Das weitere Gespräch zog sich plätschernd dahin, aber es ließ mich tagelang nicht los. Ich fragte mich immer wieder, was Souveränität und Kontrolle mit dem Status eines oder einer Alleinstehenden zu tun oder eben nicht zu tun haben. Ich drehte das Wort immer wieder hin und her. Es ist heute ein Synonym für einen Single, einen Menschen ohne Partner, eben allein lebend. Man steht als Single für sich allein, für seine Taten, Pläne und Bedürfnisse. Man steht allein auf, kommt allein nach Haus. Man steht allein im Sturm und allein in der Sonne.

Aber selbst, wäre man vergeben und sogar verheiratet, stünde man doch auch immer noch allein.
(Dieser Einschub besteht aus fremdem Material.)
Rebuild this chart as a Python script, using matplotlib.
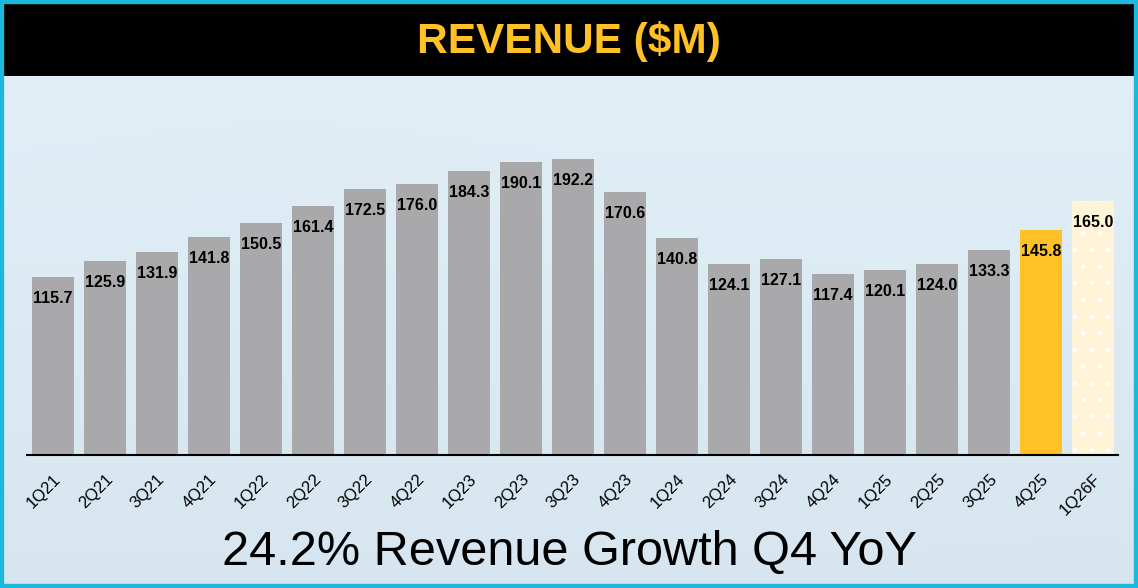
import numpy as np
import matplotlib.pyplot as plt
import matplotlib.patches as patches

plt.rcParams['font.family'] = ['Liberation Sans', 'DejaVu Sans']
plt.rcParams['hatch.linewidth'] = 0.8

quarters = ['1Q21', '2Q21', '3Q21', '4Q21', '1Q22', '2Q22', '3Q22', '4Q22',
            '1Q23', '2Q23', '3Q23', '4Q23', '1Q24', '2Q24', '3Q24', '4Q24',
            '1Q25', '2Q25', '3Q25', '4Q25', '1Q26F']
revenue = [115.7, 125.9, 131.9, 141.8, 150.5, 161.4, 172.5, 176.0,
           184.3, 190.1, 192.2, 170.6, 140.8, 124.1, 127.1, 117.4,
           120.1, 124.0, 133.3, 145.8, 165.0]
title = 'REVENUE ($M)'
subtitle = '24.2% Revenue Growth Q4 YoY'

gray = '#A9A9AB'
gold = '#FFC125'
cream = '#FFF3D8'
frame = '#1DB8DC'

W, H = 1138, 588
fig = plt.figure(figsize=(W / 100, H / 100), dpi=100)

# background gradient
bg = fig.add_axes([0, 0, 1, 1], zorder=0)
bg.axis('off')
ny = np.linspace(0, 1, 200)[:, None]
c_top = np.array([0.89, 0.94, 0.97])
c_bot = np.array([0.84, 0.90, 0.94])
grad = c_top[None, None, :] * (1 - ny[..., None]) + c_bot[None, None, :] * ny[..., None]
grad = np.repeat(grad, 300, axis=1)
# faint blurred blobs
yy, xx = np.mgrid[0:200, 0:300] / np.array([200, 300])[:, None, None]
for cx, cy, sx, sy, amt in [(0.25, 0.25, 0.12, 0.08, 0.05), (0.12, 0.75, 0.1, 0.12, 0.04),
                            (0.6, 0.85, 0.15, 0.08, 0.03), (0.95, 0.9, 0.1, 0.1, 0.05)]:
    g = np.exp(-((xx - cx) ** 2 / (2 * sx ** 2) + (yy - cy) ** 2 / (2 * sy ** 2)))
    grad = grad * (1 - amt * g[..., None]) + 0.88 * amt * g[..., None]
bg.imshow(np.clip(grad, 0, 1), extent=[0, 1, 0, 1], aspect='auto', origin='upper')
bg.set_xlim(0, 1)
bg.set_ylim(0, 1)

# black header band
fig.patches.append(patches.Rectangle((2 / W, 1 - 76 / H), 1134 / W, 72 / H,
                                     transform=fig.transFigure, facecolor='black',
                                     edgecolor='none', zorder=1))
fig.text(0.5, 1 - 42 / H, title, color=gold, fontsize=30.5, fontweight='bold',
         ha='center', va='center', zorder=3)

# cyan frame
fig.patches.append(patches.Rectangle((0, 0), 1, 1, transform=fig.transFigure,
                                     facecolor='none', edgecolor=frame,
                                     linewidth=6, zorder=4))

# bars
ax = fig.add_axes([27 / W, (H - 455) / H, (1118 - 27) / W, 308 / H], zorder=2)
ax.patch.set_alpha(0)
x = np.arange(len(quarters))
colors = [gray] * (len(quarters) - 2) + [gold, cream]
bars = ax.bar(x, revenue, width=0.79, color=colors, edgecolor='none', zorder=2)
bars[-1].set_hatch('.')
bars[-1].set_edgecolor('white')
bars[-1].set_linewidth(0)

for xi, v in zip(x, revenue):
    ax.annotate(f'{v:.1f}', (xi, v), xytext=(0, -10), textcoords='offset points',
                ha='center', va='top', fontsize=11.5, fontweight='bold', color='black')

ax.set_xlim(-0.5, 20.48)
ax.set_ylim(0, 200)
ax.set_yticks([])
ax.set_xticks(x)
ax.set_xticklabels(quarters, rotation=45, ha='right', rotation_mode='anchor', fontsize=12)
ax.tick_params(axis='x', length=0, pad=12)
for s in ['top', 'right', 'left']:
    ax.spines[s].set_visible(False)
ax.spines['bottom'].set_linewidth(1.5)
ax.spines['bottom'].set_color('black')

fig.text(0.5, 1 - 553 / H, subtitle, fontsize=35, ha='center', va='center',
         color='black', zorder=3)

fig.savefig('out.png', dpi=100)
Man tackert sich ja seinen Lebenspartner nicht an der Hüfte fest und fällt ohne ihn vor die Stoßstange einer beliebigen Familienkutsche.

Und doch: In vielen Partnerschaften kann irgendwann einer ohne den anderen nicht mehr stehen. Das fängt bei den „Wir-Formulierungen“ an: „Also, wir mögen ja das Restaurant XY am liebsten.“ Und es hört beim Jack-Wolfskin-Partnerlook auf. Da treten Paare nach außen hin als verschmolzene Einheit auf und kennen sich gegenseitig so genau, dass kein Geheimnis bleibt. Sie lehnen aneinander und fühlen die Verbundenheit des gegenseitig Grenzenlosen. Doch wo keine Grenze ist, läuft das Ich in alle Richtungen auseinander. Insofern ist doch das immer noch viel stigmatisierte „Alleinstehend-Sein“ eine Auszeichnung, finde ich.